Air Based vs Liquid Filled Pipetting 2016-11-21T17:53:15+00:00

Air Based System Pipetting

Advantages

  • No system fluid reservoir, no liquid lines running throughout system, no hand tightened fittings and no remote syringes.
  • Uses same technology as hand held pipettes that are the standard in the lab.
  • New technologies allow the active monitoring of pipetting leading to more precise and validate liquid transfers.

Disadvantages

  • Air is more compressible than liquids so additional calibration might be necessary.

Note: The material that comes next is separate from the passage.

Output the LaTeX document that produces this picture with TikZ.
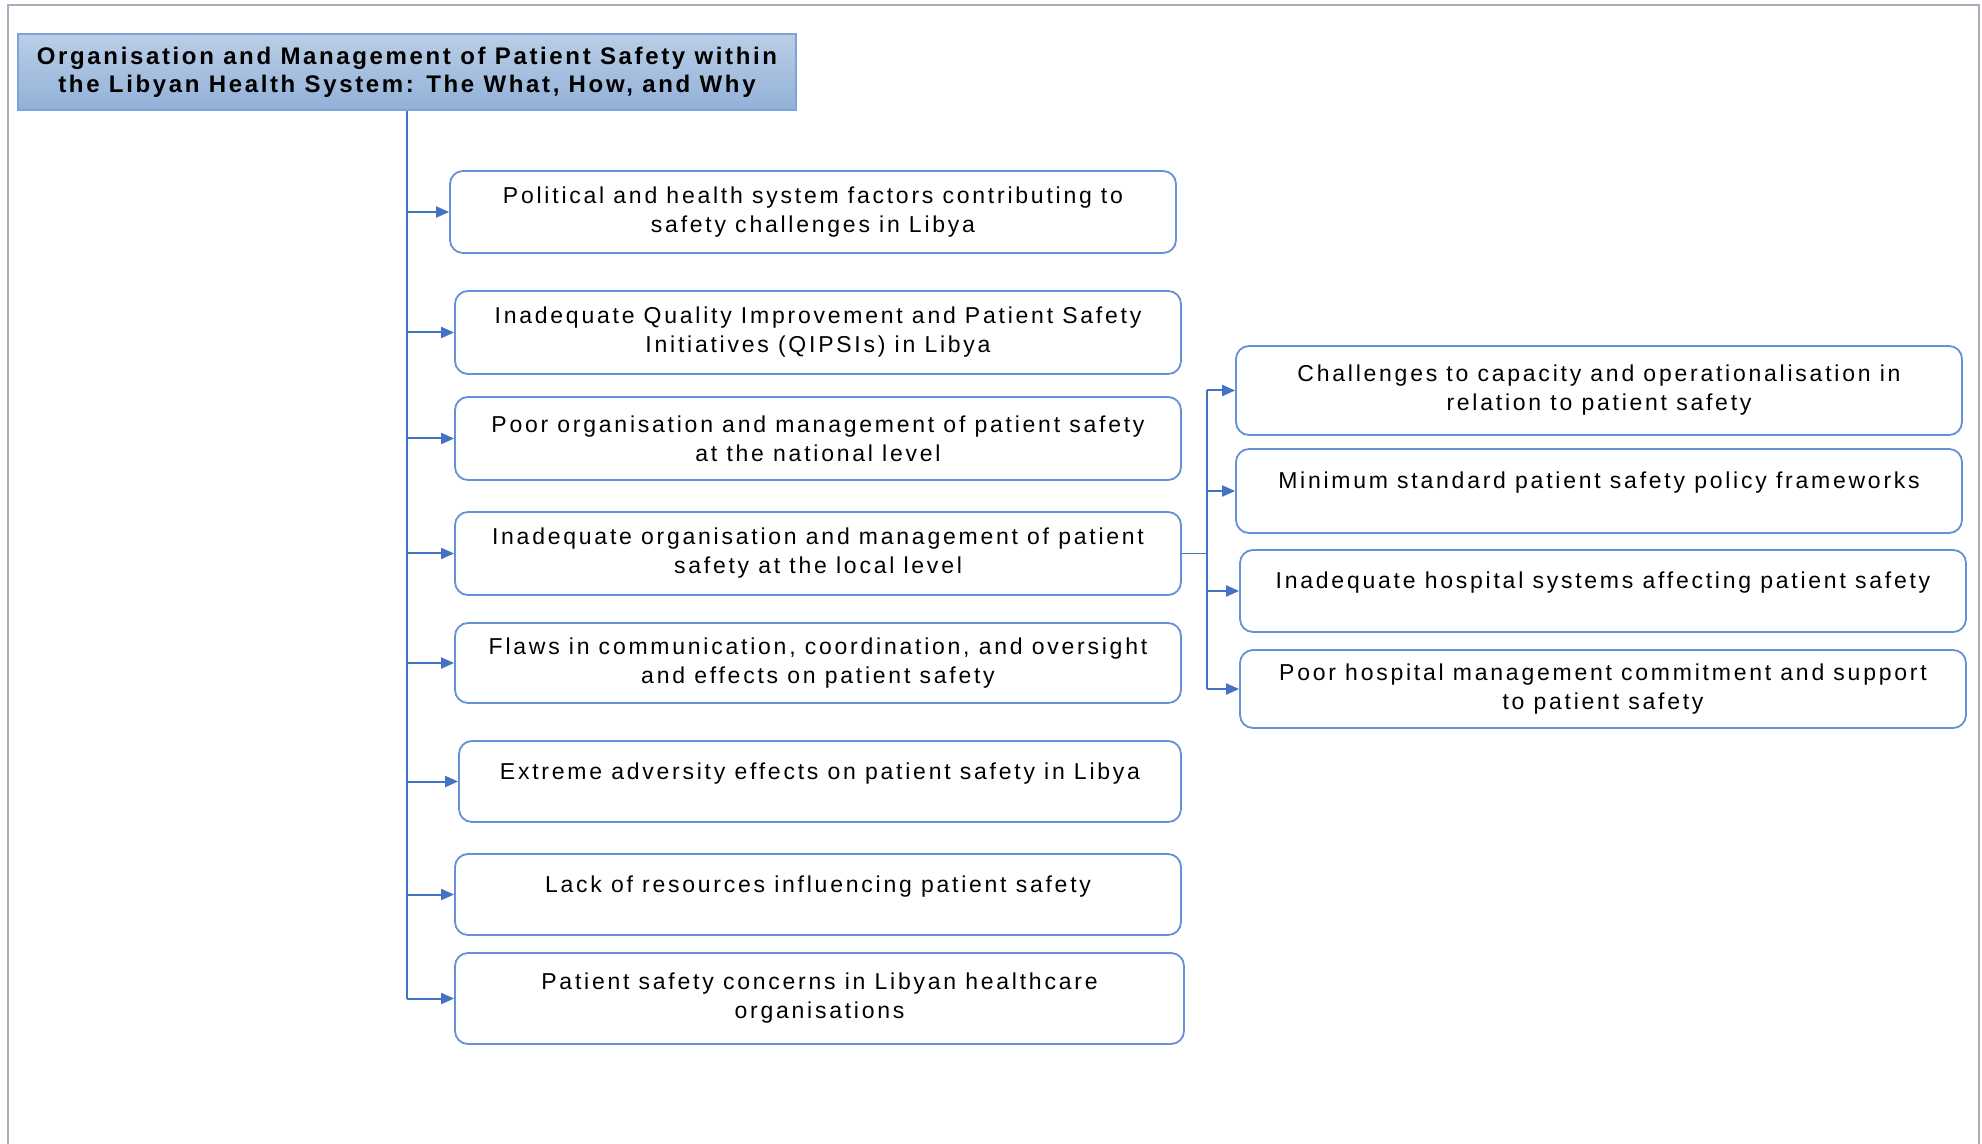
\documentclass[tikz,border=0pt]{standalone}
\usepackage{fontspec}
\setmainfont{Liberation Sans}
\newfontfamily\bodyfont[LetterSpace=12]{Liberation Sans}
\newfontfamily\headfont[LetterSpace=11]{Liberation Sans}
\usetikzlibrary{arrows.meta}
\definecolor{linkblue}{HTML}{4472C4}
\definecolor{boxblue}{HTML}{6690D8}
\definecolor{titletop}{HTML}{BACEE6}
\definecolor{titlebot}{HTML}{92B1D8}
\definecolor{titleedge}{HTML}{7FA3D8}
\definecolor{framegray}{HTML}{A7AEBB}
\tikzset{
  x=0.5pt, y=-0.5pt,
  topic/.style={draw=boxblue, line width=0.9pt, rounded corners=6.5pt, fill=white,
    align=center, font=\bodyfont\fontsize{11.5}{14.5}\selectfont, inner sep=0pt},
  headbox/.style={draw=titleedge, line width=0.6pt, top color=titletop, bottom color=titlebot,
    align=center, font=\headfont\bfseries\fontsize{12}{14}\selectfont, inner sep=0pt,
    minimum width=389pt, minimum height=38pt},
  link/.style={draw=linkblue, line width=1pt},
  arrowlink/.style={link, -{Triangle[length=6.5pt,width=5.5pt]}},
}
% a box at centre (cx,cy) of size w x h, all in pixels
\newcommand{\topicnode}[6]{%
  \node[topic, minimum width=#4*0.5pt, minimum height=#5*0.5pt] (#1) at (#2,#3) {#6};}
% a single line of text set a little above the middle of its box
\newcommand{\upper}[1]{\raisebox{4pt}[\height][\depth]{#1}}
\begin{document}
\begin{tikzpicture}
\useasboundingbox (0,0) rectangle (1982,1144);
% page frame
\draw[framegray, line width=1.2pt] (8,1144) -- (8,5) -- (1979,5) -- (1979,1144);

% heading
\node[headbox] (title) at (407,72) {Organisation and Management of Patient Safety within\\the Libyan Health System: The What, How, and Why};

% main themes
\topicnode{b1}{813}{212}{726}{82}{Political and health system factors contributing to\\safety challenges in Libya}
\topicnode{b2}{818}{332.5}{726}{83}{Inadequate Quality Improvement and Patient Safety\\Initiatives (QIPSIs) in Libya}
\topicnode{b3}{818}{438.5}{726}{83}{Poor organisation and management of patient safety\\at the national level}
\topicnode{b4}{818}{553.5}{726}{83}{Inadequate organisation and management of patient\\safety at the local level}
\topicnode{b5}{818}{663}{726}{80}{Flaws in communication, coordination, and oversight\\and effects on patient safety}
\topicnode{b6}{820}{781.5}{722}{81}{\upper{Extreme adversity effects on patient safety in Libya}}
\topicnode{b7}{818}{894.5}{726}{81}{\upper{Lack of resources influencing patient safety}}
\topicnode{b8}{819.5}{998.5}{729}{91}{Patient safety concerns in Libyan healthcare\\organisations}

% sub-themes of the local level
\topicnode{r1}{1599}{390.5}{726}{89}{Challenges to capacity and operationalisation in\\relation to patient safety}
\topicnode{r2}{1599}{491}{726}{84}{\upper{Minimum standard patient safety policy frameworks}}
\topicnode{r3}{1603}{591}{726}{82}{\upper{Inadequate hospital systems affecting patient safety}}
\topicnode{r4}{1603}{689}{726}{78}{Poor hospital management commitment and support\\to patient safety}

% trunk from the heading
\draw[link] (title.south) -- (title.south |- b8.west);
\foreach \b in {b1,b2,b3,b4,b5,b6,b7,b8}
  \draw[arrowlink] (title.south |- \b.west) -- (\b.west);

% branch from the local level theme
\coordinate (fork) at (1207,553.5);
\draw[link, line width=0.8pt] (b4.east) -- (fork);
\draw[link] (fork |- r1.west) -- (fork |- r4.west);
\foreach \r in {r1,r2,r3,r4}
  \draw[arrowlink] (fork |- \r.west) -- (\r.west);
\end{tikzpicture}
\end{document}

Liquid Filled System Pipetting

Advantages

  •  Liquid is less compressible than air which makes it possible to pull a smaller air gap between the sample and the piston to help with more accurate transfers.
  • Active flow through washing of the tips is possible with in-line pumps and a wash station.

Disadvantages

  • Dilution Effects – Liquid coats even the inside of teflon tubing so the more sample that is pulled up into the tubing for transfer, the more ‘dilution effect’ is noticed.  In a 1.2 ml aspiration for a 100 µL multidispense across a microplate, the leading edge of the liquid starts to get diluted form the residual system fluid.  This problem compounds itself when multipipetting starts since this mode uses a high speed dispense and high speed stop in order to shear the drops off the end of the tip.  This high speed stop starts to degrade the meniscus of the system fluid, the plunger, from the first dispense.  Therefore, after every dispense, the plunger loses its integrity, leaking system fluid into the sample by the 3rd or 4th multidispense leading to the final dispensing volumes diluted out of range.  Partition volumes surrounded by multiple air gaps may be tried to avoid some of the dilution effects where a slug of the sample or reagent can be pulled up surrounded by air gaps.  This partition fluid is meant to be super-diluted by the system fluid, as multidispensing is performed to reduce the actual dilution of the sample.  This has mixed results.
  • Stable System Fluid – Having the need for system fluid and liquid lines, the integrity of the fluid needs to be maintained by continuously washing and drying the reservoir to prevent the growth of microbials.  The system fluid lines need to be pumped cleaned in daily, weekly and monthly cycles.  In addition, it is usually recommended by manufacturers that de-gassed water is used as to not accumulate air bubbles during the pipetting process.  This de-gassed water should be replaced daily before each run and multiple purges should be run and each syringe and liquid line examined by the operator to assure no air bubbles are left in the system.
  • Hand Tightened Fittings – Having over 40+ hand tightened fittings leading from the system fluid reservoir, up into the system, through a wash pump, up to line splitters, in and out of the syringe drives and down finally to the tips, reproducibility issues across each tip and especially across each system arise depending on the manufacturing, installation and servicing.
  • Serviceability and Re-calibration – During a preventative maintenance (PM) visit for a liquid filled system, the entire liquid filled section of tubing, including the syringes, are replaced in the field.  During this process the entire pipetting calibration changes and unless fully revalidated via balance calibration or dye testing, the results of all post assays are usually in question.
  • Remote Syringes – Twenty years ago small syringe drive that could compact themselves to the 9 mm spacing needed to access microplates were not possible and larger syringe drives were designed up and away from the pipetting arm, thus requiring long pieces of tubing filled with liquid in order to perform even basic pipetting.